So, another thing I would like to illustrate is

we saw that with one ant, you know that the single ant has to go to infinity.

Okay?

What happened when you have, let's say, two ants?

So, this is an example where you see the trajectory in yellow, the two ants.

So, it's a bit intricated, But

you have two trajectory that you can guess on the image.

So, we start to be more and more complicated.

But suddenly it goes back to the initial state.

So, let me play it again.

You see that the trajectory seems to be chaotic.

And at some point you just undo what it was doing, and

we go back to the initial state.

That would mean that if I kept running the simulation I will get

an oscillating system.

Okay?

So then, if I have an oscillating system,

I can definitely prove that with two ants I don't have to go to infinity.

I can stay in a finite region.

So, I think what's the interesting conclusion we can get from this model.

I think, it has some impact on the way you think about science.

So, first, it's a system where you know very well the law that govern the system

because definitely it has been artificially created by a.

So, we basically build this rule according to our convenience.

And so, it mean that we know the fundamental law of nature, okay, for

this system.

But still, it doesn't allow us to predict a detailed aspect of this dynamic.

For instance, we are totally unable to predict, theoretically,

at what time the first highway will appears.

We can observe the system, of course.

But we can have no mathematics that tells us when it will happen.

So it means that even though you know perfectly well

the macroscopic behavior of a system,

you may be totally unable to predict the microscopic behavior.

The only solution to know what will happen is to observe the system.

So for the ant we have just to sit in front of a computer.

And to wait until the first highway appears and then we say oh,

that's the time at which it happened, okay?

So of course it would be a very bad news if it would be exactly the same thing for

all systems, think of the weather forecast.

So we are very happy to be able to predict the forecast for

tomorrow in less time than waiting tomorrow.

But if I apply the same situation as for

the ant, it would mean that if I wanted to know what's the weather tomorrow,

I just have to wait until tomorrow and observe, so.

But here you see that some example,

some problems, they cannot be computed faster than the observation.

It's just too complicated.

And that's an example of a dynamical in system where, so far, either we have not

been smart enough to be able to predict, or there's no way to predict it still.

I would say an open question,

yet there's a few thing that we could guess or know about our ant.

Is the fact that it has to go to infinity, or

that some oscillatory motion is possible.

But if you think of how we could get this info,

it's only from the symmetry of the rule.

So basically, we could find what very fundamental law

are associated to this microscopic rules.

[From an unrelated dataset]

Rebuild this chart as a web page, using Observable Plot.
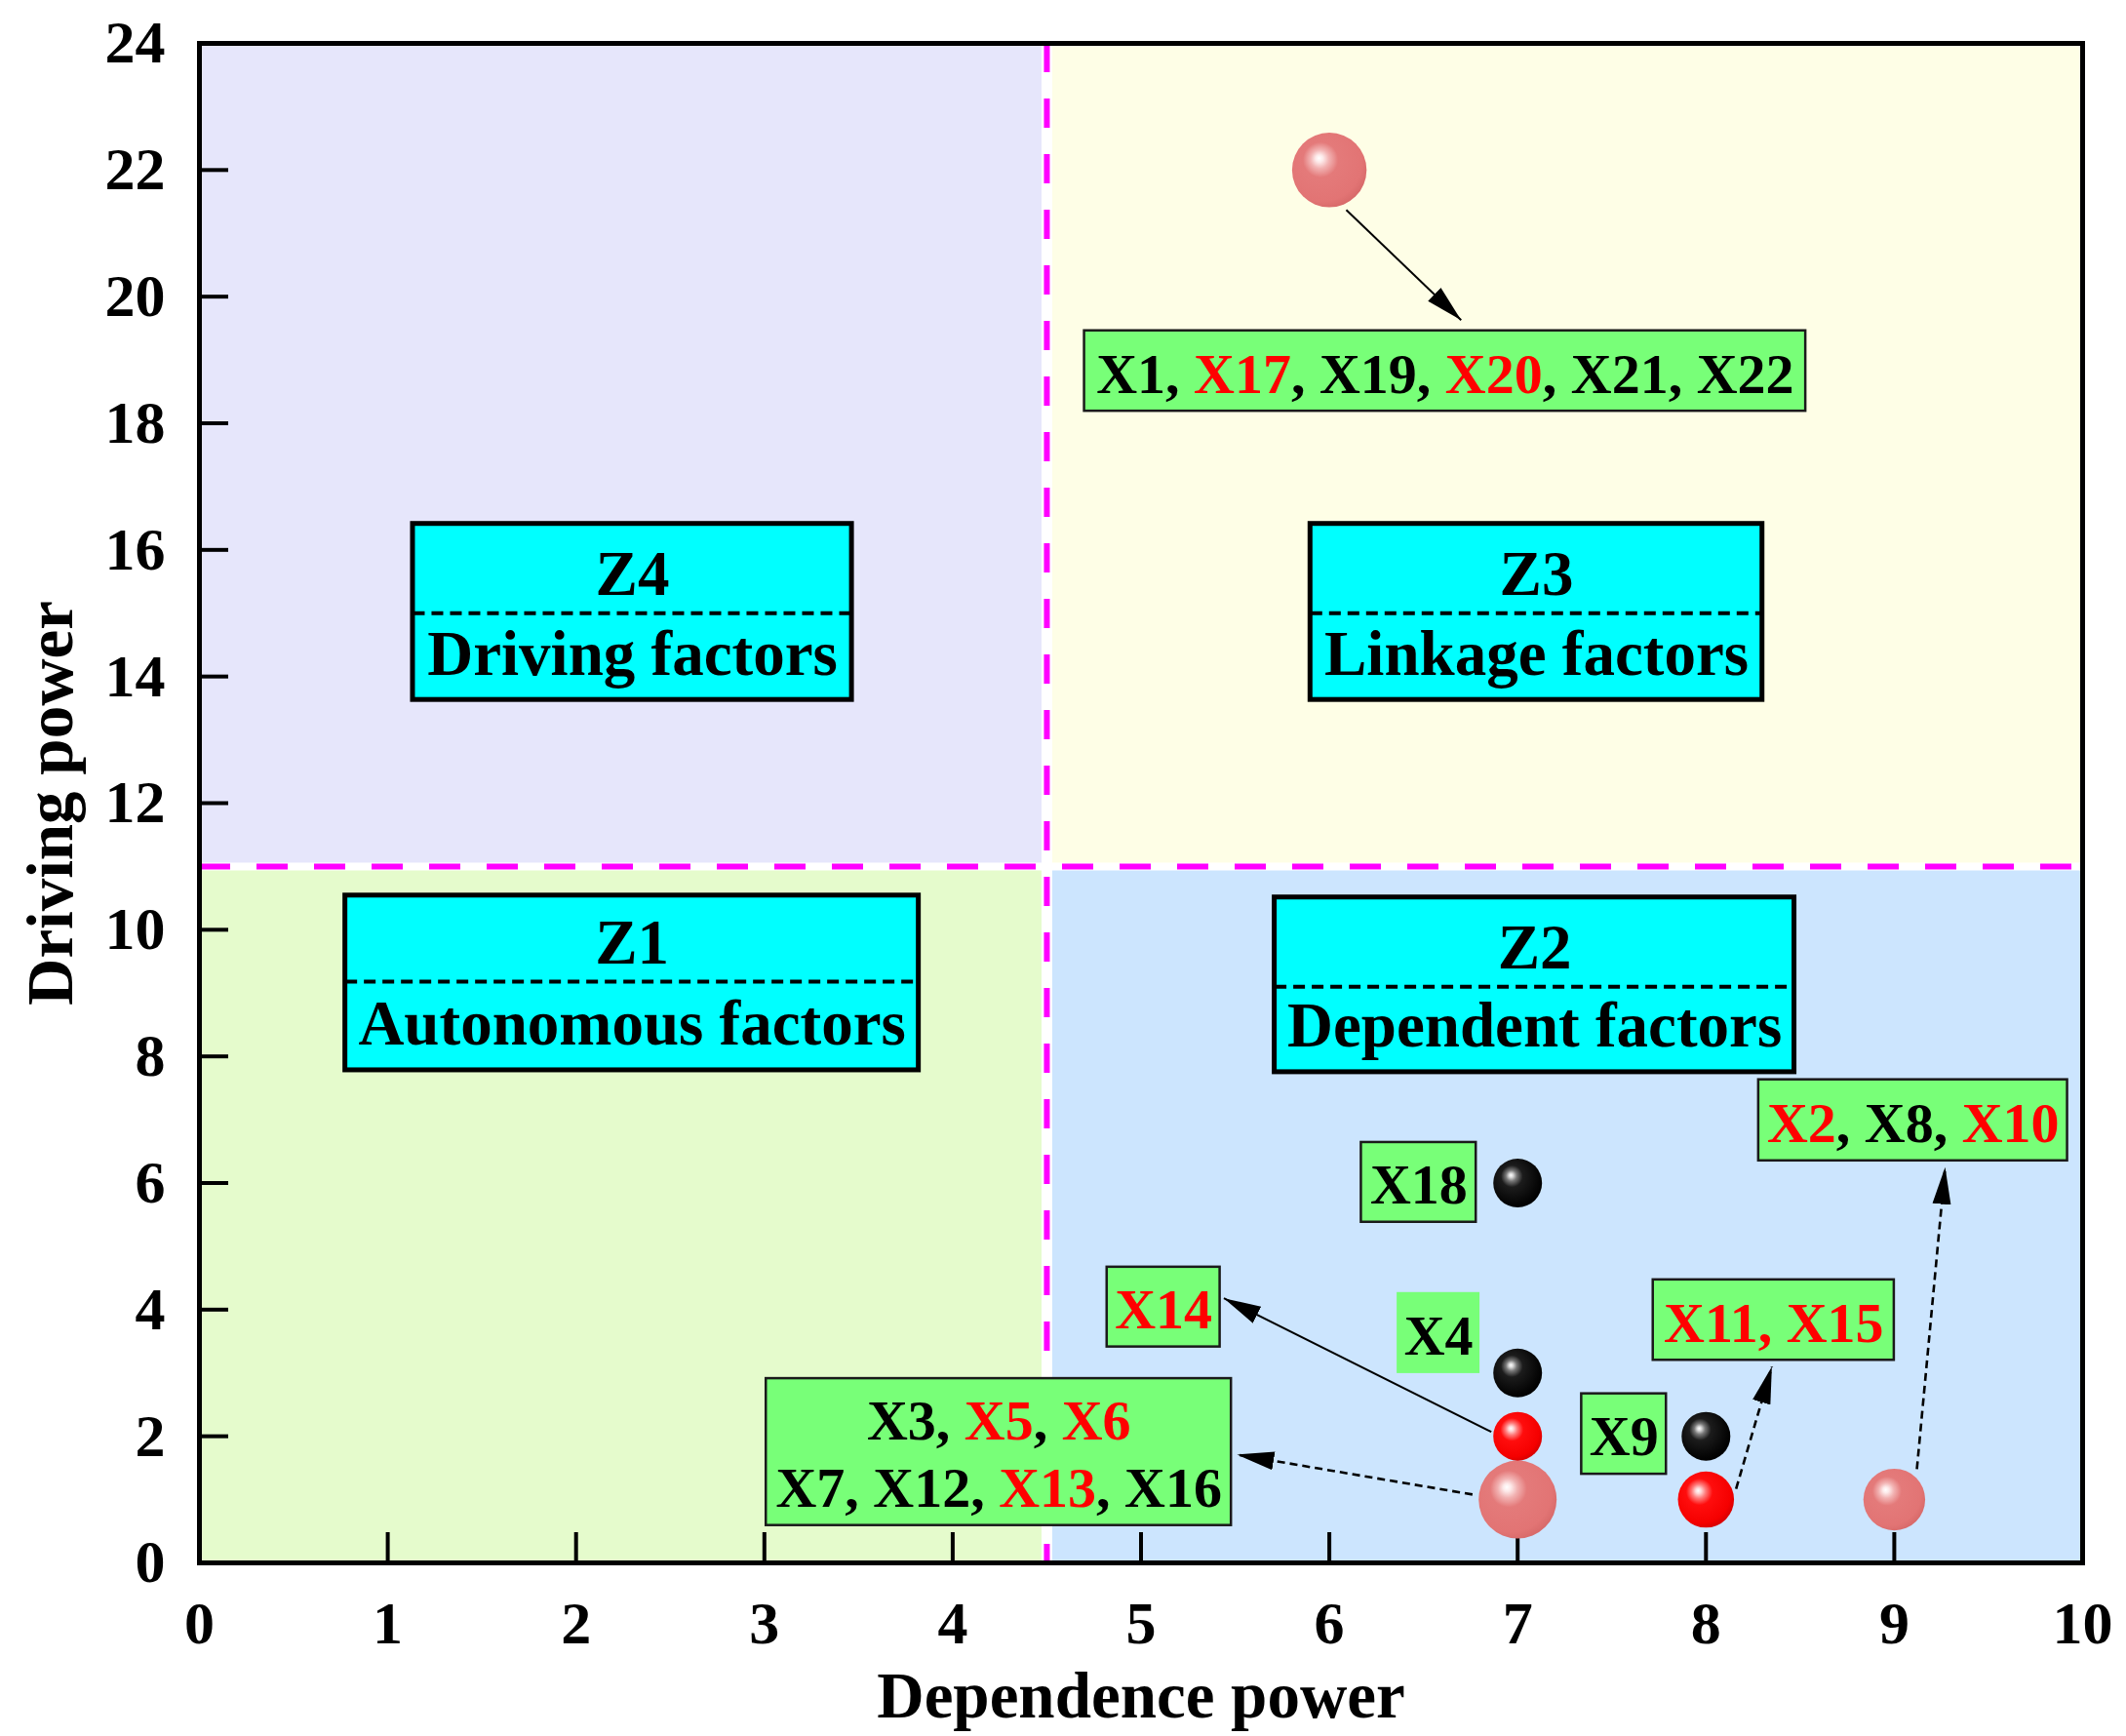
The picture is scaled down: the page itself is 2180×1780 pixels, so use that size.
<!DOCTYPE html>
<html><head><meta charset="utf-8">
<script src="https://cdn.jsdelivr.net/npm/d3@7"></script>
<script src="https://cdn.jsdelivr.net/npm/@observablehq/plot@0.6"></script>
<style>html,body{margin:0;padding:0;background:#fff;}</style>
</head><body><div id="chart"></div>
<script>
// ---------------- data ----------------
const dependencePower = [6, 7, 9, 8, 7, 7, 7, 8];
const drivingPower    = [22, 1, 1, 1, 2, 3, 6, 2];
const factorLines = [
  [["X1", "X17", "X19", "X20", "X21", "X22"]],
  [["X3", "X5", "X6"], ["X7", "X12", "X13", "X16"]],
  [["X2", "X8", "X10"]],
  [["X11", "X15"]],
  [["X14"]],
  [["X4"]],
  [["X18"]],
  [["X9"]]
];
const redFactors = ["X2", "X5", "X6", "X10", "X11", "X13", "X14", "X15", "X17", "X20"];
const xTicks = [0, 1, 2, 3, 4, 5, 6, 7, 8, 9, 10];
const yTicks = [0, 2, 4, 6, 8, 10, 12, 14, 16, 18, 20, 22, 24];
const dependenceThreshold = 4.5;
const drivingThreshold = 11;
const zoneNames  = ["Z1", "Z2", "Z3", "Z4"];
const zoneLabels = ["Autonomous factors", "Dependent factors", "Linkage factors", "Driving factors"];
const xTitle = "Dependence power";
const yTitle = "Driving power";

// ---------------- annotation layout (data units) ----------------
const zoneBoxes = [
  {x1: 0.775, x2: 3.82, y1: 7.78, y2: 10.54, yd: 9.18},
  {x1: 5.71, x2: 8.47, y1: 7.75, y2: 10.51, yd: 9.10},
  {x1: 5.90, x2: 8.30, y1: 13.63, y2: 16.41, yd: 15.0},
  {x1: 1.134, x2: 3.465, y1: 13.63, y2: 16.41, yd: 15.0}
];
const labelBoxes = [
  {x1: 4.70, x2: 8.53, y1: 18.19, y2: 19.46, border: true},
  {x1: 3.01, x2: 5.48, y1: 0.59, y2: 2.91, border: true},
  {x1: 8.28, x2: 9.92, y1: 6.35, y2: 7.63, border: true},
  {x1: 7.72, x2: 9.00, y1: 3.20, y2: 4.47, border: true},
  {x1: 4.82, x2: 5.42, y1: 3.41, y2: 4.67, border: true},
  {x1: 6.36, x2: 6.80, y1: 2.99, y2: 4.27, border: false},
  {x1: 6.17, x2: 6.78, y1: 5.38, y2: 6.64, border: true},
  {x1: 7.34, x2: 7.79, y1: 1.40, y2: 2.67, border: true}
];
const arrowLinks = [
  {x1: 6.09, y1: 21.37, x2: 6.70, y2: 19.63, dashed: false},
  {x1: 6.86, y1: 2.07, x2: 5.44, y2: 4.18, dashed: false},
  {x1: 6.76, y1: 1.08, x2: 5.51, y2: 1.71, dashed: true},
  {x1: 8.16, y1: 1.17, x2: 8.35, y2: 3.10, dashed: true},
  {x1: 9.12, y1: 1.48, x2: 9.27, y2: 6.25, dashed: true}
];

// ---------------- styles ----------------
const zoneFill = {Z1: "#E5FBCC", Z2: "#CCE5FE", Z3: "#FEFEE6", Z4: "#E6E6FB"};
const sphereFill = {pink: "url(#sph-pink)", red: "url(#sph-red)", black: "url(#sph-black)"};
const FONT = "'Liberation Serif', 'Times New Roman', Times, serif";

// ---------------- derived ----------------
const isRed = f => redFactors.includes(f);
const nodes = dependencePower.map((x, i) => {
  const all = factorLines[i].flat();
  const nr = all.filter(isRed).length;
  return {x, y: drivingPower[i], n: all.length,
          kind: nr === all.length ? "red" : nr === 0 ? "black" : "pink"};
});
function markup(lines) {
  const all = lines.flat();
  if (all.every(isRed)) return lines.map(l => "~" + l.join(", ") + "~").join("\n");
  return lines.map(l => l.map(f => isRed(f) ? `~${f}~` : f).join(", ")).join("\n");
}
const labels = labelBoxes.map((b, i) => ({...b, text: markup(factorLines[i])}));
const zones = zoneNames.map((name, i) => {
  const left = i === 0 || i === 3;
  const low = i < 2;
  return {name, label: zoneLabels[i],
    x1: left ? xTicks[0] : dependenceThreshold, x2: left ? dependenceThreshold : xTicks[xTicks.length - 1],
    y1: low ? yTicks[0] : drivingThreshold, y2: low ? drivingThreshold : yTicks[yTicks.length - 1],
    box: zoneBoxes[i]};
});

const W = 2180, H = 1780, ML = 204, MR = 45, MT = 44, MB = 178;
const PW = W - ML - MR, PH = H - MT - MB;

const chart = Plot.plot({
  width: W, height: H,
  marginLeft: ML, marginRight: MR, marginTop: MT, marginBottom: MB,
  style: {fontFamily: FONT, fontSize: "62px", fontWeight: "bold", background: "#fff", color: "#000", overflow: "visible"},
  x: {domain: [0, 10], ticks: xTicks, tickSize: 0, tickPadding: 38, label: null},
  y: {domain: [0, 24], ticks: yTicks, tickSize: 0, tickPadding: 35, label: null},
  r: {type: "sqrt", domain: [1, 7], range: [25, 40]},
  marks: [
    ...zones.map(z => Plot.rect([z], {x1: "x1", x2: "x2", y1: "y1", y2: "y2", fill: zoneFill[z.name]})),
    Plot.ruleX([dependenceThreshold], {stroke: "#fff", strokeWidth: 11}),
    Plot.ruleY([drivingThreshold], {stroke: "#fff", strokeWidth: 8}),
    Plot.ruleX([dependenceThreshold], {stroke: "#FF00FF", strokeWidth: 6, strokeDasharray: "30,27"}),
    Plot.ruleY([drivingThreshold], {stroke: "#FF00FF", strokeWidth: 6, strokeDasharray: "32,27"}),
    Plot.tickX(xTicks, {x: d => d, stroke: "#000", strokeWidth: 4, insetTop: PH - 31}),
    Plot.tickY(yTicks, {y: d => d, stroke: "#000", strokeWidth: 4, insetRight: PW - 30}),
    Plot.frame({stroke: "#000", strokeWidth: 5}),
    // zone boxes
    Plot.rect(zones, {x1: d => d.box.x1, x2: d => d.box.x2, y1: d => d.box.y1, y2: d => d.box.y2,
      fill: "#00FFFF", stroke: "#000", strokeWidth: 5}),
    Plot.link(zones, {x1: d => d.box.x1, x2: d => d.box.x2, y1: d => d.box.yd, y2: d => d.box.yd,
      stroke: "#000", strokeWidth: 4, strokeDasharray: "12,7"}),
    Plot.text(zones, {x: d => (d.box.x1 + d.box.x2) / 2, y: d => d.box.yd + 0.29, text: "name",
      lineAnchor: "bottom", fontSize: 65, fontWeight: "bold", fill: "#000"}),
    Plot.text(zones, {x: d => (d.box.x1 + d.box.x2) / 2, y: d => d.box.y1 + 0.40, text: "label",
      lineAnchor: "bottom", fontSize: 65, fontWeight: "bold", fill: "#000"}),
    // factor label boxes
    Plot.rect(labels.filter(d => d.border), {x1: "x1", x2: "x2", y1: "y1", y2: "y2",
      fill: "#78FF78", stroke: "#1a1a1a", strokeWidth: 2.5}),
    Plot.rect(labels.filter(d => !d.border), {x1: "x1", x2: "x2", y1: "y1", y2: "y2", fill: "#78FF78"}),
    Plot.text(labels, {x: d => (d.x1 + d.x2) / 2, y: d => (d.y1 + d.y2) / 2, text: "text",
      lineAnchor: "middle", lineHeight: 1.19, fontSize: 58, fontWeight: "bold", fill: "#000",
      ariaLabel: () => "factor-label"}),
    // arrows
    Plot.link(arrowLinks.filter(d => !d.dashed), {x1: "x1", y1: "y1", x2: "x2", y2: "y2",
      stroke: "#000", strokeWidth: 2, ariaLabel: () => "arrow"}),
    Plot.link(arrowLinks.filter(d => d.dashed), {x1: "x1", y1: "y1", x2: "x2", y2: "y2",
      stroke: "#000", strokeWidth: 2.6, strokeDasharray: "8,5", ariaLabel: () => "arrow"}),
    // spheres
    ...["pink", "red", "black"].map(k => Plot.dot(nodes.filter(d => d.kind === k),
      {x: "x", y: "y", r: "n", fill: sphereFill[k], stroke: "none"})),
    // axis titles
    Plot.text([xTitle], {frameAnchor: "bottom", dy: 158, text: d => d, textAnchor: "middle", lineAnchor: "bottom",
      fontSize: 67, fontWeight: "bold", fill: "#000"}),
    Plot.text([yTitle], {frameAnchor: "left", dx: -131, rotate: -90, text: d => d, textAnchor: "middle", lineAnchor: "bottom",
      fontSize: 67, fontWeight: "bold", fill: "#000"})
  ]
});

const svg = chart.tagName.toLowerCase() === "svg" ? chart : chart.querySelector("svg");
const ns = "http://www.w3.org/2000/svg";
const defs = document.createElementNS(ns, "defs");
function grad(id, stops) {
  const g = document.createElementNS(ns, "radialGradient");
  g.setAttribute("id", id);
  g.setAttribute("cx", "0.42"); g.setAttribute("cy", "0.40"); g.setAttribute("r", "0.62");
  g.setAttribute("fx", "0.36"); g.setAttribute("fy", "0.34");
  stops.forEach(([o, c]) => {
    const s = document.createElementNS(ns, "stop");
    s.setAttribute("offset", o); s.setAttribute("stop-color", c);
    g.appendChild(s);
  });
  defs.appendChild(g);
}
grad("sph-pink", [["0", "#ffffff"], ["0.08", "#fdeaea"], ["0.2", "#f2b3b3"], ["0.38", "#e47a7a"], ["0.85", "#e27474"], ["1", "#d86a6a"]]);
grad("sph-red", [["0", "#ffffff"], ["0.08", "#ffd8d8"], ["0.2", "#ff7a7a"], ["0.38", "#ff0d0d"], ["0.85", "#f50000"], ["1", "#d80000"]]);
grad("sph-black", [["0", "#ffffff"], ["0.07", "#d8d8d8"], ["0.18", "#777777"], ["0.36", "#1c1c1c"], ["0.85", "#050505"], ["1", "#000000"]]);
const marker = document.createElementNS(ns, "marker");
marker.setAttribute("id", "ahead");
marker.setAttribute("viewBox", "-10 -5 10 10");
marker.setAttribute("refX", "0"); marker.setAttribute("refY", "0");
marker.setAttribute("markerWidth", "38"); marker.setAttribute("markerHeight", "38");
marker.setAttribute("markerUnits", "userSpaceOnUse");
marker.setAttribute("orient", "auto");
const mp = document.createElementNS(ns, "path");
mp.setAttribute("d", "M-10,-2.5L0,0L-10,2.5Z");
mp.setAttribute("fill", "#000");
marker.appendChild(mp);
defs.appendChild(marker);
svg.insertBefore(defs, svg.firstChild);

svg.querySelectorAll('[aria-label="arrow"]').forEach(p => {
  p.setAttribute("marker-end", "url(#ahead)");
});
svg.querySelectorAll('text[aria-label="factor-label"]').forEach(t => {
  const tsp = Array.from(t.querySelectorAll("tspan"));
  const targets = tsp.length ? tsp : [t];
  targets.forEach(node => {
    const s = node.textContent;
    node.textContent = "";
    s.split(/(~[^~]*~)/).filter(p => p).forEach(p => {
      const sp = document.createElementNS(ns, "tspan");
      if (p.startsWith("~")) { sp.setAttribute("fill", "#FF0000"); sp.textContent = p.slice(1, -1); }
      else sp.textContent = p;
      node.appendChild(sp);
    });
  });
});
document.getElementById("chart").appendChild(chart);
</script>
</body></html>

And from those we can derive some very general results about

time irreversibility or the fact that you have to go to infinity.

But you don't know the detail, you don't know when.

So again, we see that it's often the symmetry, or the conservation law,

or some particularity of the rule that can let you do prediction.

But maybe you cannot do everything you want.

And I'd like just to come back to these examples that I showed you

in our first module on cellular automata, and you've seen these patterns.

And the question is are those patterns complex?

Are they also so complex that we cannot

predict what they will be until I'm actually observing them?

And in that case the answer is no.

Actually, I can find an algorithms which compute faster than the itself.

Actually if you run your cellular automata, which is a n by